I used the following command in Kibana dev tools environment to create an ingest to set creation date:

PUT _ingest/pipeline/set_creation_date
{
    "description": "Set creation date",
    "processors": [
      {
        "script": {
          "source": "if (ctx.created_at == null) {ctx.created_at = new Date();}"
        }
      }
    ]
}

Then I post a doc to a text index with id 1 as follows:

POST /test/_doc/1?pipeline=set_creation_date
{"name": "a"}

Then I get it to see the creation time:

GET /test/_doc/1

It shows the doc which has a creation time like:

{
  "_index" : "test",
  "_type" : "_doc",
  "_id" : "1",
  "_version" : 1,
  "_seq_no" : 0,
  "_primary_term" : 1,
  "found" : true,
  "_source" : {
    "name" : "a",
    "created_at" : "2020-02-17T06:36:17.423Z"
  }
}

but when I repeat the two step above and and the same doc with id 1, the creation time changes!

{
  "_index" : "test",
  "_type" : "_doc",
  "_id" : "1",
  "_version" : 2,
  "_seq_no" : 1,
  "_primary_term" : 1,
  "found" : true,
  "_source" : {
    "name" : "a",
    "created_at" : "2020-02-17T06:36:50.327Z"
  }
}

Hey,

if you are using the index API again, then this will be treated like a new index operation. If you want to update a document, take a look at the update API.

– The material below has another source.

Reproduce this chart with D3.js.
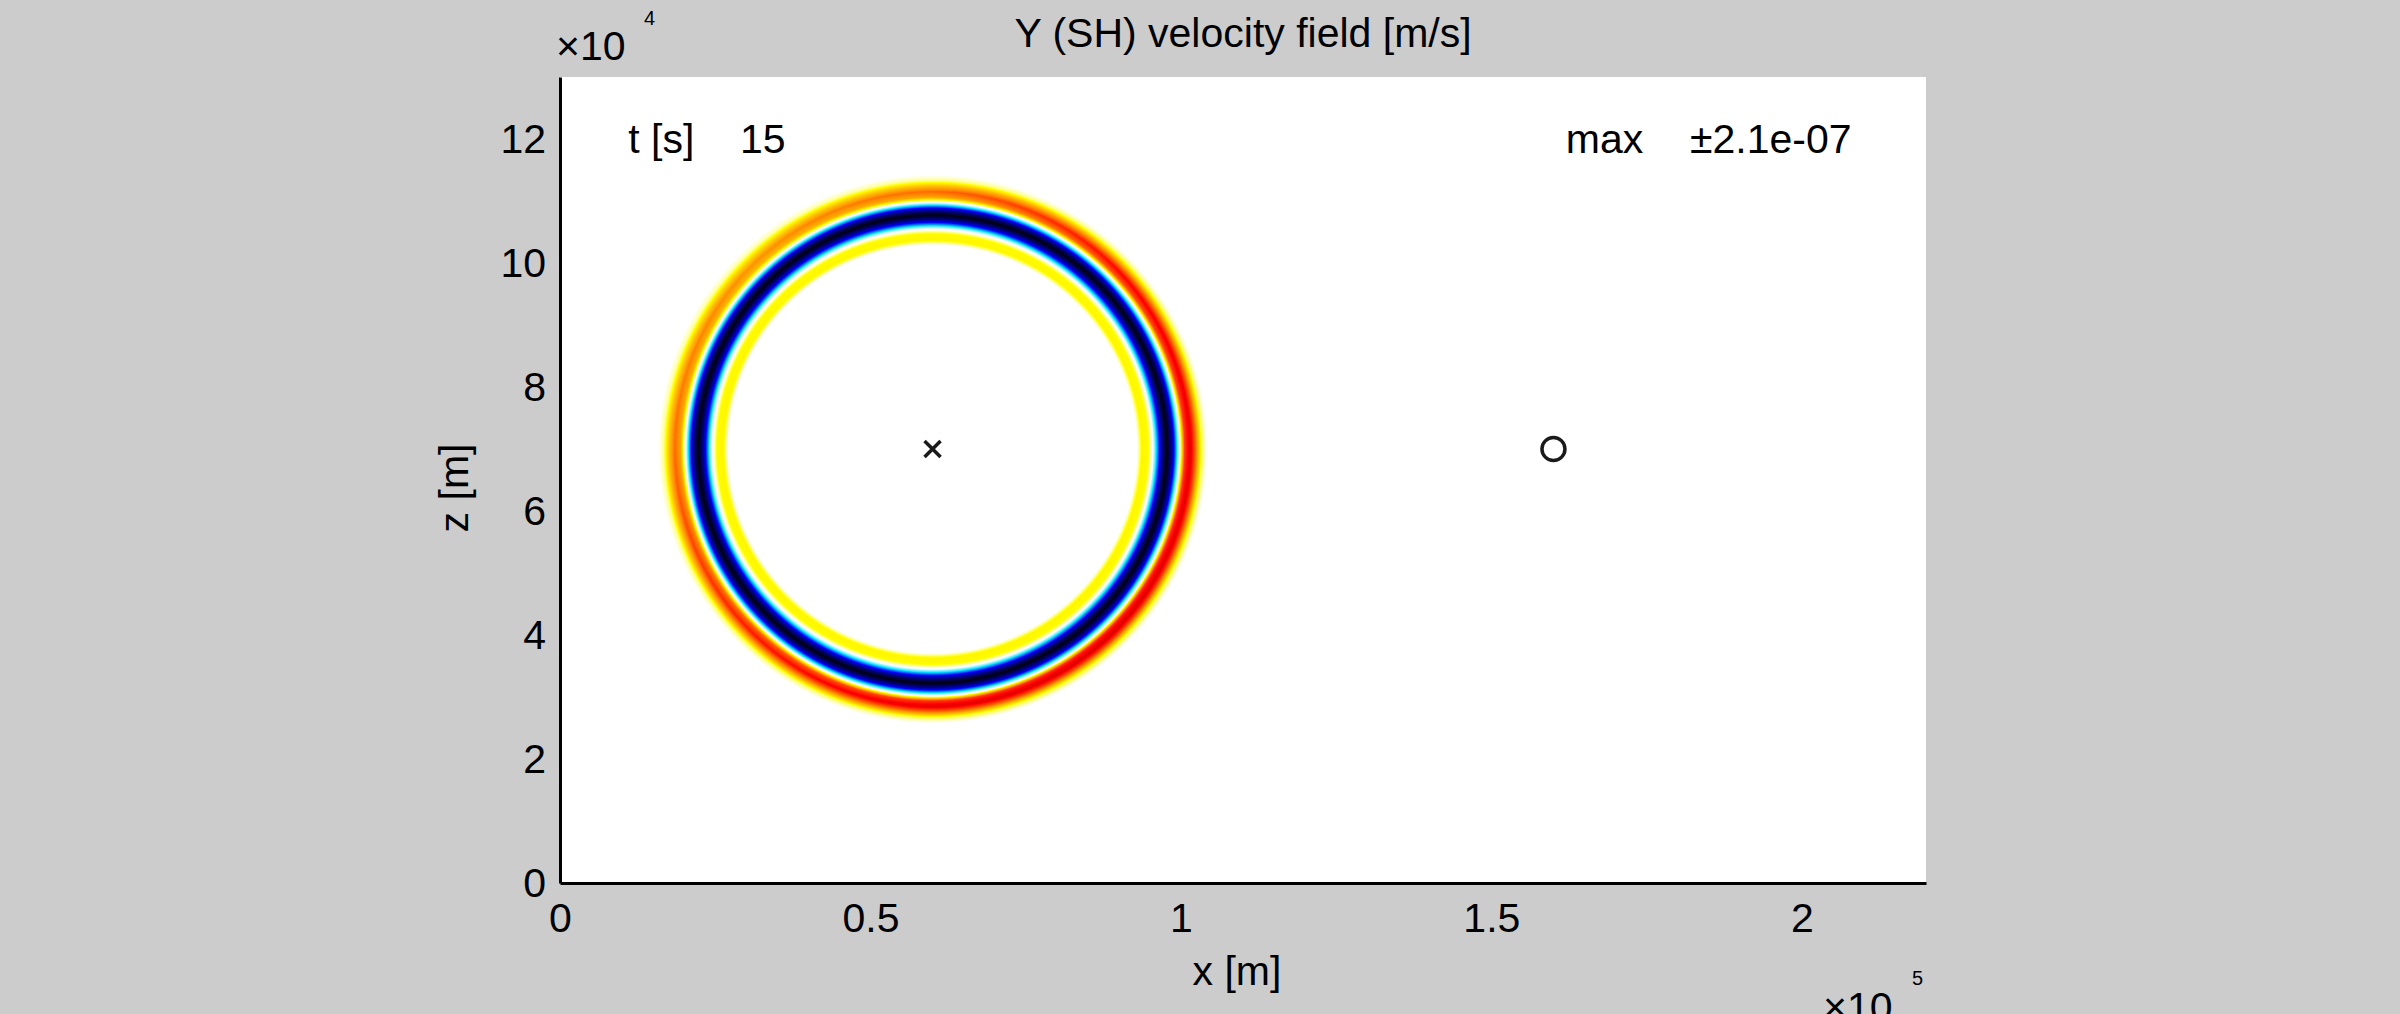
<!DOCTYPE html>
<html>
<head>
<meta charset="utf-8">
<script src="https://cdn.jsdelivr.net/npm/d3@7"></script>
<style>
  html, body { margin: 0; padding: 0; background: #cccccc; overflow: hidden; }
  svg { display: block; }
  text { font-family: "Liberation Sans", Arial, Helvetica, sans-serif; fill: #000; }
</style>
</head>
<body>
<svg id="chart" width="2400" height="1014"></svg>
<script>
// Snapshot of the SH (y) velocity field at t = 15 s


// -- Data -- //
// Axis ranges and ticks (m)
const xDomain = [0, 2.2e5];
const zDomain = [0, 1.3e5];
const xTicks = [0, 0.5e5, 1e5, 1.5e5, 2e5];
const zTicks = [0, 2e4, 4e4, 6e4, 8e4, 10e4, 12e4];

// Source (x) and receiver (o) positions, [x, z] in m
const sourcePos = [6e4, 7e4];
const receiverPos = [1.6e5, 7e4];

// Radial profile of the wavefront around the source, normalised by max amplitude
const ringRadius = [32900, 33700, 34700, 35400, 36000, 36750, 37740, 38700, 39350, 39840, 40600, 41500, 42400, 43300, 44200];
const ringValue  = [0, 0.17, 0.16, 0, -0.18, -0.55, -1, -0.55, -0.18, 0, 0.55, 0.72, 0.45, 0.12, 0];

// Strength of the outer (positive) lobe by azimuth, deg counter-clockwise from +x
const lobeAngle = [0, 45, 90, 135, 180, 225, 270, 315, 360];
const lobeGain  = [1.0, 0.9, 0.65, 0.55, 0.65, 0.85, 1.0, 1.05, 1.0];
const lobeStart = 39840;

// Colour map (normalised amplitude -> colour)
const cmapValue  = [-1, -0.7, -0.45, -0.2, -0.05, 0, 0.06, 0.15, 0.4, 0.65, 1];
const cmapColour = ["#000010", "#00007a", "#0000ff", "#00e0ff", "#e0ffff", "#ffffff",
                    "#ffffb0", "#ffff00", "#ff9000", "#ff0000", "#800000"];

// Texts
const titleText = "Y (SH) velocity field [m/s]";
const xLabel = "x [m]";
const zLabel = "z [m]";
const timeText = ["t [s]", "15"];
const maxText = ["max", "\u00b12.1e-07"];


// -- Layout -- //
const box = {left: 560, right: 1926, top: 77, bottom: 883};
const fontSize = 41;
const expSize = 20;

const svg = d3.select("#chart");
const x = d3.scaleLinear().domain(xDomain).range([box.left, box.right]);
const z = d3.scaleLinear().domain(zDomain).range([box.bottom, box.top]);

// White plot area
svg.append("rect")
  .attr("x", box.left).attr("y", box.top)
  .attr("width", box.right - box.left).attr("height", box.bottom - box.top)
  .attr("fill", "#ffffff");


// -- Field image -- //
// Rendered on a canvas, one pixel per screen pixel, then placed in the SVG
drawField();

function drawField() {
  let w = box.right - box.left;
  let h = box.bottom - box.top;
  let canvas = document.createElement("canvas");
  canvas.width = w;
  canvas.height = h;
  let ctx = canvas.getContext("2d");
  ctx.fillStyle = "#ffffff";
  ctx.fillRect(0, 0, w, h);
  let img = ctx.getImageData(0, 0, w, h);
  let profile = d3.scaleLinear().domain(ringRadius).range(ringValue).clamp(true);
  let gain = d3.scaleLinear().domain(lobeAngle).range(lobeGain);
  let colour = d3.scaleLinear().domain(cmapValue).range(cmapColour).clamp(true);
  // Lookup table, so colour strings are parsed once
  let n = 1024;
  let lut = d3.range(n + 1).map(i => d3.rgb(colour(-1 + 2 * i / n)));
  let rMax = ringRadius[ringRadius.length - 1];
  let rMin = ringRadius[0];
  // Only scan the square around the ring
  let px0 = Math.max(0, Math.floor(x(sourcePos[0] - rMax) - box.left));
  let px1 = Math.min(w, Math.ceil(x(sourcePos[0] + rMax) - box.left));
  let py0 = Math.max(0, Math.floor(z(sourcePos[1] + rMax) - box.top));
  let py1 = Math.min(h, Math.ceil(z(sourcePos[1] - rMax) - box.top));
  for (let py = py0; py < py1; py++) {
    let zm = z.invert(box.top + py + 0.5);
    for (let px = px0; px < px1; px++) {
      let xm = x.invert(box.left + px + 0.5);
      let dx = xm - sourcePos[0];
      let dz = zm - sourcePos[1];
      let r = Math.hypot(dx, dz);
      if (r <= rMin || r >= rMax) continue;
      let v = profile(r);
      if (r > lobeStart) {
        let a = Math.atan2(dz, dx) * 180 / Math.PI;
        if (a < 0) a += 360;
        v *= gain(a);
      }
      let c = lut[Math.max(0, Math.min(n, Math.round((v + 1) / 2 * n)))];
      let k = (py * w + px) * 4;
      img.data[k] = c.r;
      img.data[k + 1] = c.g;
      img.data[k + 2] = c.b;
      img.data[k + 3] = 255;
    }
  }
  ctx.putImageData(img, 0, 0);
  svg.append("image")
    .attr("x", box.left).attr("y", box.top)
    .attr("width", w).attr("height", h)
    .attr("preserveAspectRatio", "none")
    .attr("href", canvas.toDataURL());
};


// -- Markers -- //
let sx = x(sourcePos[0]);
let sz = z(sourcePos[1]);
let arm = 8;
svg.append("path")
  .attr("d", `M${sx - arm},${sz - arm}L${sx + arm},${sz + arm}M${sx - arm},${sz + arm}L${sx + arm},${sz - arm}`)
  .attr("stroke", "#1a1a1a")
  .attr("stroke-width", 3.5)
  .attr("fill", "none");
svg.append("circle")
  .attr("cx", x(receiverPos[0]))
  .attr("cy", z(receiverPos[1]))
  .attr("r", 11.5)
  .attr("stroke", "#1a1a1a")
  .attr("stroke-width", 3.5)
  .attr("fill", "none");


// -- Axes -- //
let xAxis = d3.axisBottom(x)
  .tickValues(xTicks)
  .tickFormat(d => d / 1e5)
  .tickSize(0)
  .tickSizeOuter(0)
  .tickPadding(20);
let zAxis = d3.axisLeft(z)
  .tickValues(zTicks)
  .tickFormat(d => d / 1e4)
  .tickSize(0)
  .tickSizeOuter(0)
  .tickPadding(14);

svg.append("g")
  .attr("transform", `translate(0,${box.bottom})`)
  .call(xAxis)
  .call(styleAxis);
svg.append("g")
  .attr("transform", `translate(${box.left},0)`)
  .call(zAxis)
  .call(styleAxis);

function styleAxis(g) {
  g.attr("font-size", fontSize)
   .attr("font-family", null);
  g.select(".domain")
   .attr("stroke", "#000")
   .attr("stroke-width", 3);
  g.selectAll("text").attr("fill", "#000");
};


// -- Texts -- //
svg.append("text")
  .attr("x", (box.left + box.right) / 2)
  .attr("y", 47)
  .attr("text-anchor", "middle")
  .attr("font-size", fontSize)
  .text(titleText);

svg.append("text")
  .attr("x", 1237)
  .attr("y", 985)
  .attr("text-anchor", "middle")
  .attr("font-size", fontSize)
  .text(xLabel);

svg.append("text")
  .attr("transform", "translate(468,488) rotate(-90)")
  .attr("text-anchor", "middle")
  .attr("font-size", fontSize)
  .text(zLabel);

// Axis exponents
addExponent(556, 60, 644, 25, "4");
addExponent(1823, 1021, 1912, 985, "5");

function addExponent(bx, by, ex, ey, power) {
  svg.append("text")
    .attr("x", bx).attr("y", by)
    .attr("font-size", fontSize)
    .text("\u00d710");
  svg.append("text")
    .attr("x", ex).attr("y", ey)
    .attr("font-size", expSize)
    .text(power);
};

// In-plot annotations, placed in data units
let noteZ = 1.2e5;
let notes = [
  {x: 1.1e4, text: timeText[0]},
  {x: 2.9e4, text: timeText[1]},
  {x: 1.62e5, text: maxText[0]},
  {x: 1.82e5, text: maxText[1]},
];
svg.append("g").selectAll("text")
  .data(notes)
  .join("text")
  .attr("x", d => x(d.x))
  .attr("y", z(noteZ))
  .attr("dy", "0.34em")
  .attr("font-size", fontSize)
  .text(d => d.text);
</script>
</body>
</html>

See https://www.elastic.co/guide/en/elasticsearch/reference/current/docs-update.html

--Alex

Hi, thanks @spinscale.
I think there is a missunderstanding.
I know the difference of POST and PUT.
Even if I use:

PUT /test/_doc/1?pipeline=set_creation_date
{"name": "a"}

the end result is the same, the creation time updates every time that I update the doc.

My specific use case is that I am clawing news from some RSS feeds, hash the news body (main text) and use this hash to index news articles in elastic. The problem is that crawler runs in a cronjob every 1 hour and there may be duplicate articles with different ids in the elastic, but using the method for id generation (hash the text of article) there is (approximately) no duplicate article in the elastic but creation time changes each time that I PUT a previously added article to elastic.

I did not talk about the difference between POST and PUT, but about a completely different endpoint.

Oh, yes! that is another trick, I will try it, thanks!

This topic was automatically closed 28 days after the last reply. New replies are no longer allowed.